C’est une innovation, un commentaire plus personnel. Je pense que nous sommes dans une période civilisationnelle, historique et politique où le rapport de force est totalement déséquilibré en faveur des plus favorisés, que ce soit l’État, la propriété privée ou la bourgeoisie. Avec une classe moyenne semi-conservatrice qui cherche ses moyens d’expression politique et n’a pas trouvé de canaux politiques pour s’exprimer. En face, une extrême gauche en miettes, très faible par rapport à ce qu’elle a été il y a deux ou trois générations. Avec la remontée de l’extrême droite, c’est encore plus désespérant.

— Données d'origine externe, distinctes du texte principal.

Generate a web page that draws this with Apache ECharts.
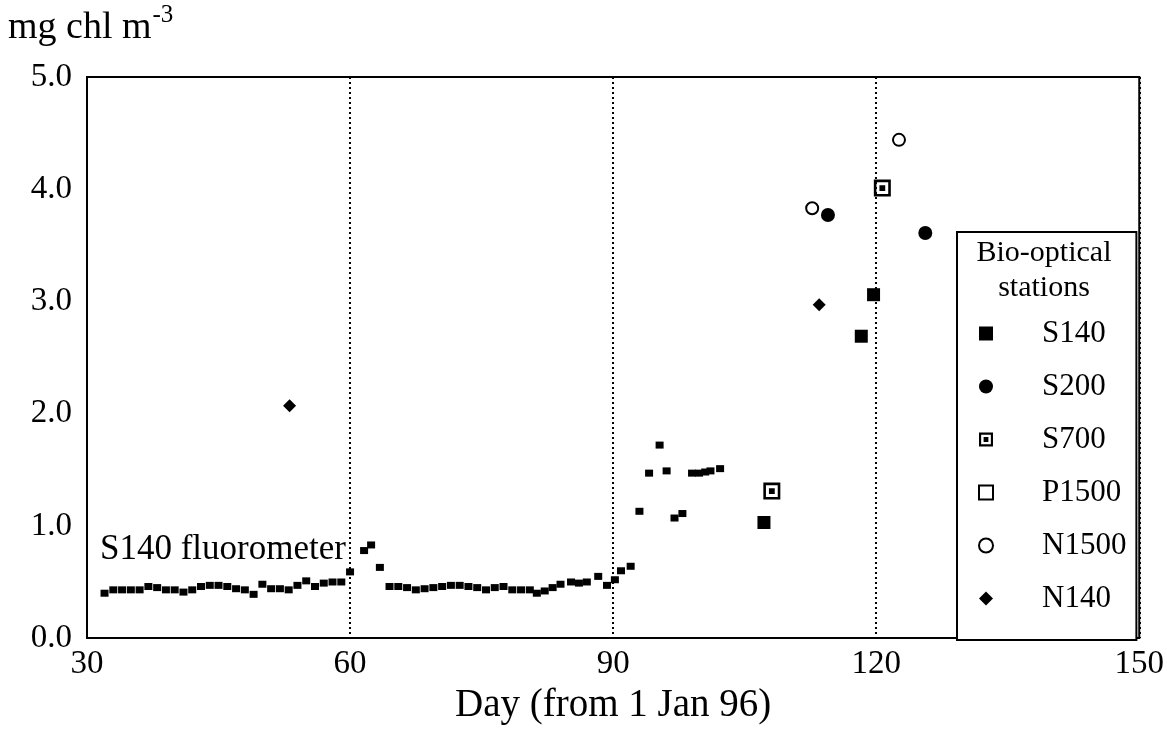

En discutant avec des personnes qui ont connu notamment les années 1960, j’ai pris conscience de la disparition du mot « révolution ». Il y a cinquante ans, les groupes d’extrême gauche parlaient de révolution dans tous leurs pamphlets en Italie, en France et au Québec. Il y avait aussi le modèle de la révolution chinoise, algérienne, cubaine, des Palestiniens… L’espoir révolutionnaire était là. Dans les livres ou brochures militantes publiés aujourd’hui, le mot n’est quasiment pas présent.

Les citoyens réalisent que nous ne sommes pas dans un contexte permettant une transformation fondamentale du système. La crise climatique en donne un bon exemple. L’État et le capitalisme sont responsables de ce qui est en train de se passer au niveau environnemental, nous sommes à un niveau de catastrophe inimaginable, mais le système est vraiment bien enraciné, structuré, protégé. Si vous vous situez dans une perspective critique du système, anticapitaliste ou antiétatique, il y a là quelque chose de désespérant. Mais est-ce que ce désespoir mène à l’apathie ou à l’action avec une sorte de rage du désespoir ? Je suis plutôt du côté de cette rage du désespoir qui incite à agir.

Francis Dupuis-Déri Professeur de sciences politiques à l’Institut de recherches et d’études féministes de l’Université du Québec, à Montréal.

Les Nouveaux Anarchistes. De l’altermondialisme au zadisme, Francis Dupuis-Déri, Textuel, 160 pages, 15,90 euros.